In 1999, through the project CUIDAD, organized by IRCAM and with the participation of the University of York, both had the opportunity to collaborate in joining their respective work on mapping. A first result was a paper published at ICMC 2000 in Berlin (Hunt et al. 2000). They continued to work on this topic through a few more papers, including the one in NIME 2002. One for Organised Sound and one for the Journal of New Music Research, directly derived from the NIME 2002 paper. Altogether, these papers were cited more than 500 times (Google Scholar, Sept 28 2015).

One interesting issue arose at the conference, held at the former Media Lab Europe, in Dublin, Ireland. One of the keynote speakers was interactive music pioneer Joel Chadabe, who gave a talk with the title “The Limitations of Mapping as a Structural Descriptive in Electronic Instruments,” a very interesting contrast to the title we proposed (“The importance of Parameter Mapping in Electronic Instrument Design”). This is mostly due to the notion of an “electronic instrument,” a reactive device in Hunt and Wanderley’s view, but an “interactive system” in Chadabe’s (see Bert Bongers definition of interactive and reactive systems (Bongers 2000).

Since then, Wanderley has edited (or co-edited) two special journal editions on Mapping in DMIs (Organised Sound vol. 7, 2002, and recently in the Computer Music Journal, vol. 38, 2014, with Joseph Malloch) and published a few more works focusing on mapping. Hunt has created and made several contributions to the field of “interactive sonification,” mostly in collaboration with Thomas Hermann (University of Bielefeld).

While much has been done since the paper was first written, mapping is still an open field of research, mostly in terms of tools to help define mapping strategies in DMIs (see Wanderley and Malloch (2014) for updated information).

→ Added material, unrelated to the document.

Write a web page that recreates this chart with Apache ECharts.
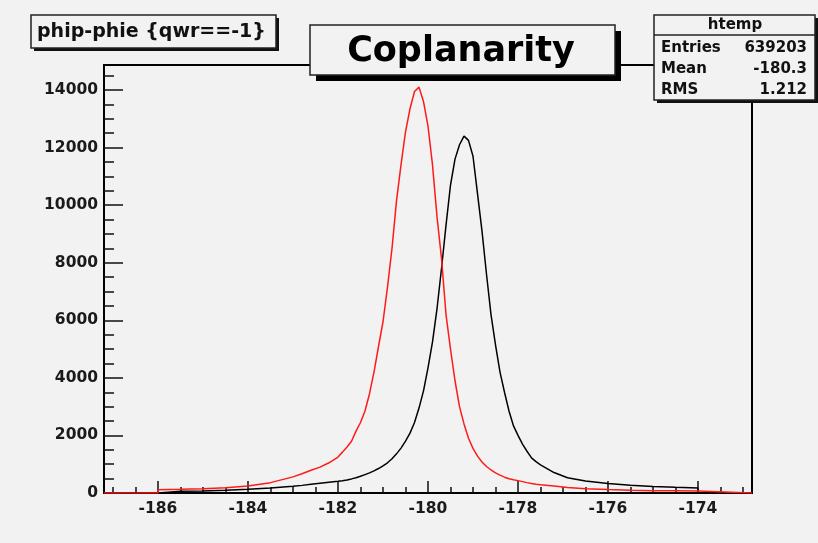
<!DOCTYPE html>
<html>
<head>
<meta charset="utf-8">
<script src="https://cdn.jsdelivr.net/npm/echarts@6/dist/echarts.min.js"></script>
<style>
html,body{margin:0;padding:0;background:#f2f2f2;}
#chart{width:818px;height:543px;}
</style>
</head>
<body>
<div id="chart"></div>
<script>
// ---- data ----
const xRange = [-187.2, -172.8];
const xs = [
  -186, -185.5, -185, -184.5, -184, -183.5, -183, -182.8, -182.6, -182.4, -182.2,
  -182.0, -181.9, -181.8, -181.7, -181.6, -181.5, -181.4, -181.3, -181.2, -181.1,
  -181.0, -180.9, -180.8, -180.7, -180.6, -180.5, -180.4, -180.3, -180.2, -180.1,
  -180.0, -179.9, -179.8, -179.7, -179.6, -179.5, -179.4, -179.3, -179.2, -179.1,
  -179.0, -178.9, -178.8, -178.7, -178.6, -178.5, -178.4, -178.3, -178.2, -178.1,
  -178.0, -177.9, -177.8, -177.7, -177.6, -177.5,
  -177.2, -176.9, -176.5, -176, -175.5, -175, -174.5, -174
];
const redCounts = [
  115, 130, 150, 185, 240, 360, 560, 670, 790, 900, 1050,
  1250, 1420, 1600, 1800, 2150, 2450, 2850, 3450, 4200, 5090,
  5950, 7150, 8500, 10150, 11400, 12550, 13350, 13950, 14100, 13600,
  12750, 11400, 9600, 8150, 6200, 5000, 3900, 3000, 2400, 1900,
  1550, 1280, 1080, 920, 800, 700, 620, 550, 495, 460,
  430, 395, 360, 330, 305, 285,
  240, 190, 150, 118, 95, 82, 74, 68
];
const blackCounts = [
  55, 62, 72, 92, 130, 175, 235, 265, 300, 335, 370,
  405, 425, 455, 490, 530, 580, 640, 700, 770, 850,
  940, 1050, 1190, 1360, 1560, 1800, 2080, 2450, 2950, 3550,
  4350, 5250, 6400, 7800, 9300, 10700, 11600, 12100, 12400, 12250,
  11700, 10400, 9100, 7600, 6200, 5150, 4200, 3500, 2850, 2330,
  2000, 1700, 1450, 1220, 1090, 980,
  710, 530, 420, 330, 270, 230, 200, 172
];
const xMajorTicks = [-186, -184, -182, -180, -178, -176, -174];
const xMinorTicks = [-187, -186.5, -186, -185.5, -185, -184.5, -184, -183.5, -183, -182.5, -182, -181.5, -181, -180.5, -180, -179.5, -179, -178.5, -178, -177.5, -177, -176.5, -176, -175.5, -175, -174.5, -174, -173.5, -173];
const yMax = 14870;
const yMajorTicks = [0, 2000, 4000, 6000, 8000, 10000, 12000, 14000];
const yMinorTicks = [0, 500, 1000, 1500, 2000, 2500, 3000, 3500, 4000, 4500, 5000, 5500, 6000, 6500, 7000, 7500, 8000, 8500, 9000, 9500, 10000, 10500, 11000, 11500, 12000, 12500, 13000, 13500, 14000, 14500];
const histTitle = 'phip-phie {qwr==-1}';
const plotTitle = 'Coplanarity';
const statsName = 'htemp';
const statsRows = [['Entries', '639203'], ['Mean', '-180.3'], ['RMS', '1.212']];

function histData(vals) {
  const d = [[xRange[0], 0], [xs[0], 0]];
  for (let i = 0; i < xs.length; i++) d.push([xs[i], vals[i]]);
  d.push([xs[xs.length - 1], 0], [xRange[1], 0]);
  return d;
}

const FONT = 'DejaVu Sans';
const chart = echarts.init(document.getElementById('chart'), null, {renderer: 'canvas'});

const graphic = [
  // title box (hist title)
  {type: 'rect', shape: {x: 34, y: 18, width: 245, height: 33}, style: {fill: '#111'}, z: 100},
  {type: 'rect', shape: {x: 31, y: 15, width: 245, height: 33}, style: {fill: '#f2f2f2', stroke: '#222', lineWidth: 1.5}, z: 101},
  {type: 'text', x: 37, y: 32, style: {text: histTitle, font: 'bold 19px "' + FONT + '"', fill: '#111', verticalAlign: 'middle', align: 'left'}, z: 102},
  // Coplanarity box
  {type: 'rect', shape: {x: 316, y: 31, width: 305, height: 50}, style: {fill: '#000'}, z: 100},
  {type: 'rect', shape: {x: 310, y: 25, width: 305, height: 50}, style: {fill: '#f2f2f2', stroke: '#222', lineWidth: 1.5}, z: 101},
  {type: 'text', x: 461, y: 52, style: {text: plotTitle, font: 'bold 35px "' + FONT + '"', fill: '#000', verticalAlign: 'middle', align: 'center'}, z: 102},
  // stats box
  {type: 'rect', shape: {x: 657, y: 18, width: 161, height: 85}, style: {fill: '#111'}, z: 100},
  {type: 'rect', shape: {x: 654, y: 15, width: 161, height: 85}, style: {fill: '#f2f2f2', stroke: '#222', lineWidth: 1.5}, z: 101},
  {type: 'line', shape: {x1: 654, y1: 35, x2: 815, y2: 35}, style: {stroke: '#222', lineWidth: 1.5}, z: 102},
  {type: 'text', x: 735, y: 25.5, style: {text: statsName, font: 'bold 15px "' + FONT + '"', fill: '#111', verticalAlign: 'middle', align: 'center'}, z: 102}
];
statsRows.forEach((r, i) => {
  const y = 48 + i * 21;
  graphic.push({type: 'text', x: 661, y: y, style: {text: r[0], font: 'bold 15px "' + FONT + '"', fill: '#111', verticalAlign: 'middle', align: 'left'}, z: 102});
  graphic.push({type: 'text', x: 807, y: y, style: {text: r[1], font: 'bold 15px "' + FONT + '"', fill: '#111', verticalAlign: 'middle', align: 'right'}, z: 102});
});

const labelStyle = {fontFamily: FONT, fontWeight: 'bold', fontSize: 15.5, color: '#1a1a1a', formatter: v => String(v)};

chart.setOption({
  backgroundColor: '#f2f2f2',
  animation: false,
  grid: {left: 104, right: 66, top: 65, bottom: 50, show: true, borderColor: '#000', borderWidth: 2, backgroundColor: 'transparent'},
  xAxis: [
    {type: 'value', min: xRange[0], max: xRange[1], position: 'bottom',
     axisLine: {show: true, onZero: false, lineStyle: {color: '#000', width: 2}},
     axisTick: {show: true, inside: true, length: 12, customValues: xMajorTicks, lineStyle: {color: '#111', width: 1.5}},
     axisLabel: Object.assign({show: true, margin: 8, customValues: xMajorTicks}, labelStyle),
     splitLine: {show: false}},
    {type: 'value', min: xRange[0], max: xRange[1], position: 'bottom',
     axisLine: {show: false},
     axisTick: {show: true, inside: true, length: 6, customValues: xMinorTicks, lineStyle: {color: '#111', width: 1.5}},
     axisLabel: {show: false},
     splitLine: {show: false}}
  ],
  yAxis: [
    {type: 'value', min: 0, max: yMax, position: 'left',
     axisLine: {show: true, onZero: false, lineStyle: {color: '#000', width: 2}},
     axisTick: {show: true, inside: true, length: 19, customValues: yMajorTicks, lineStyle: {color: '#111', width: 1.5}},
     axisLabel: Object.assign({show: true, margin: 6, customValues: yMajorTicks}, labelStyle),
     splitLine: {show: false}},
    {type: 'value', min: 0, max: yMax, position: 'left',
     axisLine: {show: false},
     axisTick: {show: true, inside: true, length: 10, customValues: yMinorTicks, lineStyle: {color: '#111', width: 1.5}},
     axisLabel: {show: false},
     splitLine: {show: false}}
  ],
  series: [
    {type: 'line', name: 'black', xAxisIndex: 0, yAxisIndex: 0, data: histData(blackCounts), showSymbol: false, symbol: 'none',
     lineStyle: {color: '#000', width: 1.5}, z: 3},
    {type: 'line', name: 'red', xAxisIndex: 0, yAxisIndex: 0, data: histData(redCounts), showSymbol: false, symbol: 'none',
     lineStyle: {color: '#ff1a1a', width: 1.5}, z: 4}
  ],
  graphic: graphic
});
</script>
</body>
</html>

Work is still needed to understand the implications of mapping choices in short and long-term performance with DMIs.

Expert Commentary: Listen to the Inner Complexities

Doug Van Nort

Fairly early in the development of interactive computer music, people had already been thinking about user manipulation of all facets of digital sound, with a major early voice in this area being David Wessel through his idea of timbre space as a musical control structure (Wessel 1979). By the late 90s and early 2000s, ever-increasing processing speeds had allowed for high-quality sound synthesis to run in real-time. This led to an explosion in research on input devices and sensor technologies for expressive control of these various sound creation algorithms, moving beyond the limiting standard of the MIDI keyboard.

As research raced forward in the areas of real-time sound synthesis and sensor-based controllers, a group of researchers rightly recognized that all of the essential algorithmic decisions that associate control input with sound output—the area of mapping—was being overlooked. They looked towards the more mature field of Human Computer Interaction (HCI) for inspiration, and the work of researchers such as William Buxton in order to more fully understand the ergonomic and psychological influence that simply changing a mapping can have on a user, or in this case performer.

The article by Hunt, Wanderley and Paradis is particularly important as it represents the coming together of two early research streams. Hunt’s and Wanderley’s respective dissertation projects and subsequent research are two of the earliest to tackle this area of inquiry, as is well represented in the “Trends in Gestural Control of Music” collection (Wanderley and Battier 2000) as well as a special issue of Organised Sound (Wanderley 2002).

This NIME 2002 article serves two key purposes: the first is that it gives an important brief introduction to these preceding projects; the second is that it attempts to establish and articulate the importance of mapping by formally exploring this through quantitative and qualitative user studies. While one could level a fair criticism by noting that the studies presented lack the depth and methodological rigor of many found within the world of HCI, the fact remains that this work opened up the question of how the ostensibly simple act of control-to-sound parameter associations could profoundly impact the “feel” of the digital musical instrument. Various works have followed up on this early research including my own dissertation (Van Nort 2010), largely devoted to expanding this conversation on the topic of mapping.

Certainly not all members of the NIME community have agreed with the approach of the 2002 Hunt et al. work: some maintain that mapping is purely an artistic decision of the composer/designer, while others maintain the spirit of this article, that it is an essential determinant of expressivity for any performer who comes into contact with a given digital musical instrument. My personal view is that, as with most things, the truth lies somewhere in between and both are correct depending on the musical intent. If we are talking about a complex interactive system that a performer is simply guiding, then perhaps mapping is even a limiting concept, as proposed by Chadabe (2002). However, if we are talking about the continuous shaping of sonic activity with a goal of achieving nuanced control and expression that rivals acoustic instrumental practice, then this question of “what to map where” and how various control signals are extracted, gated, associated, adapted, conditioned, etc. can have profound impact on a digital performer’s ability to keep up with their analog musical vision.

This article has played no small role in opening up this conversation in the context of the NIME community. As we move forward with ever more sophisticated techniques of machine learning at our disposal, I hope that future NIME creators will remember the profound influence that can be wrought by a subtle change in transfer function, interpolation method, or cross-coupling of parameters, and that one should take time to listen to the inner complexities of their system’s behaviour with their musical ears, mind and body. Further to this point, I strongly suggest that freezing the instrumental system’s state and deeply engaging with performance in a variety of improvised contexts will present the true challenges and roadblocks to one’s performative voice. It may be that a new method of gestural sensing or sonic output is required, but do not overlook the gesturality and dynamism inherent in the small choices that lie in between.